How to create a package with {fusen} to enhance your Product Analytics in Mixpanel.

Author

Affiliation

Lukas Gröninger

 

Published

Sept. 2, 2023

Citation

Gröninger, 2023

Enhancing Product Analytics Tools

Companies who offer digital products (like us) want to understand how users interact with their products and services. It is important to understand what part of your app or which features are the ones your customers are engaging with and finding value in. Therefore understanding user behavior and engagement is an important aspect to successful product development and business growth. This realization has given birth to a vibrant landscape of product analytics tools, each designed to unearth insights from user interactions, helping businesses fine-tune their strategies and offerings.

Event-Based Analytics

Today I want to highlight event-based Analytics with Mixpanel. Mixpanel has been around for some years and it is the main tool with which our Product Managers analyze user pathways, time spent on certain pages etc. I can’t really say that it’s the best tool that is out there, but it’s what we’re working with.

Instead of just tracking page views or sessions, event-based analytics hones in on specific user actions or events that occur during a user’s interaction with a website, app, or system (in a previous post I’ve already discussed the concept of user sessions). An “event” is a user action or interaction with your product that you choose to track. These events can be virtually anything – clicking a button, signing up for a newsletter, adding items to a shopping cart, or even scrolling down a page. Essentially, events are custom-defined actions that are relevant to your specific goals and objectives. In addition to that you can provide further properties and information tied to events. As an example you might have a Social Media feed where users can like posts. You could set up an event Liked Post where you would add further information about the nature of said post (e.g. a boolean flag whether this was an ad or contained an image). In our company we’re using Segment to store Frontend User tracking events that get then sent to Mixpanel.

Lookup Table Use Case

In order to get the best out of any analytics tool, the data basis must be good. That means that there has to be a sound strategy of how the event tracking is set up in the organization. As a data analyst, however, I have the opportunity to additionally improve or enhance the analytical capabilities of this tool. The example I want to highlight in this post is how to leverage Lookup Tables. These let you enrich events with attributes about other entities (in my case companies). Events are always tied to the user who performed the relevant action. But often it might be beneficial to link information about other entities to properties. To give an example: We still got our Social Media Site where people might subscribe to different channels. We might want to link further information about the channel to a potential event Subscribed to Channel (which shouldn’t be set as properties in the specific tracking event). In this case Lookup Tables come in handy.

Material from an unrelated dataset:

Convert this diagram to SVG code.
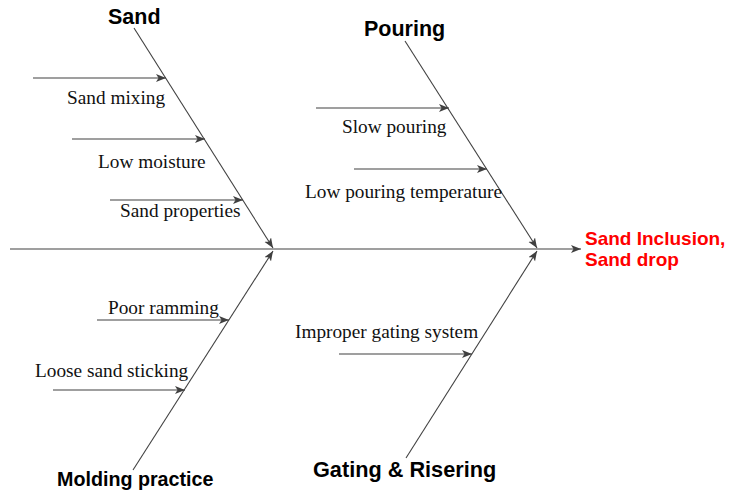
<svg xmlns="http://www.w3.org/2000/svg" width="741" height="492" viewBox="0 0 741 492">
<style>
.ln{stroke:#404040;stroke-width:1.1;fill:none;marker-end:url(#ah)}
.h{font-family:"Liberation Sans",Arial,sans-serif;font-weight:bold;fill:#000}
.c{font-family:"Liberation Serif","Times New Roman",serif;font-size:19.3px;fill:#111}
.r{font-family:"Liberation Sans",Arial,sans-serif;font-weight:bold;font-size:19px;fill:#ff0000}
</style>
<defs>
<marker id="ah" markerUnits="userSpaceOnUse" markerWidth="12" markerHeight="10" refX="10" refY="4" orient="auto">
<path d="M0,0 L10,4 L0,8 L2.5,4 Z" fill="#404040"/>
</marker>
</defs>
<g id="connectors">
<line class="ln" x1="10" y1="249" x2="581" y2="249"/>
<line class="ln" x1="134" y1="28" x2="273" y2="248"/>
<line class="ln" x1="405" y1="41" x2="537" y2="248"/>
<line class="ln" x1="133" y1="470" x2="273" y2="251"/>
<line class="ln" x1="406" y1="458" x2="537" y2="251"/>
<line class="ln" x1="33" y1="78" x2="166" y2="78"/>
<line class="ln" x1="72" y1="139" x2="205" y2="139"/>
<line class="ln" x1="110" y1="200" x2="243" y2="200"/>
<line class="ln" x1="316" y1="108" x2="449" y2="108"/>
<line class="ln" x1="354" y1="169" x2="487" y2="169"/>
<line class="ln" x1="97" y1="320" x2="229" y2="320"/>
<line class="ln" x1="53" y1="390" x2="185" y2="390"/>
<line class="ln" x1="339" y1="354" x2="472" y2="354"/>
</g>
<g id="sand"><text class="h" x="108" y="24" font-size="21.5">Sand</text></g>
<g id="pouring"><text class="h" x="364" y="36" font-size="21.5">Pouring</text></g>
<g id="molding"><text class="h" x="57" y="486" font-size="19.7">Molding practice</text></g>
<g id="gating"><text class="h" x="313" y="477" font-size="21.7">Gating &amp; Risering</text></g>
<g id="effect"><text class="r" x="585" y="245">Sand Inclusion,</text><text class="r" x="585" y="266">Sand drop</text></g>
<g id="c1"><text class="c" x="67" y="104">Sand mixing</text></g>
<g id="c2"><text class="c" x="98" y="168">Low moisture</text></g>
<g id="c3"><text class="c" x="120" y="217">Sand properties</text></g>
<g id="c4"><text class="c" x="342" y="133">Slow pouring</text></g>
<g id="c5"><text class="c" x="305" y="198">Low pouring temperature</text></g>
<g id="c6"><text class="c" x="108" y="314">Poor ramming</text></g>
<g id="c7"><text class="c" x="35" y="377">Loose sand sticking</text></g>
<g id="c8"><text class="c" x="295" y="338">Improper gating system</text></g>
</svg>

Wrapping the Mixpanel API with R and {httr2}

The problem I want to solve is having up to date information in a Lookup table that I’ve setup in Mixpanel for my colleagues to use. Therefore I want to setup a scheduled R notebook that’s updating the relevant data on a daily basis. For the scheduled notebook I’m gonna use Deepnote (see this previous post).

The Mixpanel Ingestion API offers decent documentation of how to interact with it. Now I only have to figure out how to best wrap it’s functionality into R functions.

Authentication is an important issue when dealing with API’s (I’ve written a bit about API’s in this previous post). In order to provide the relevant credentials to authenticate yourself, a nice way is storing these in environment variables. Here is a post that describes how to do exactly that. Coming back to the Mixpanel Documentation. In order to use the Lookup Table endpoints, I had to setup a Service Account for authentication. Here is a guide to set these up. The following credentials are going to be used to interact with the API:

I will be turning two endpoints into R functions. First the GET List Lookup Tables endpoint under https://api.mixpanel.com/lookup-tables and second the PUT Replace a Lookup Table endpoint.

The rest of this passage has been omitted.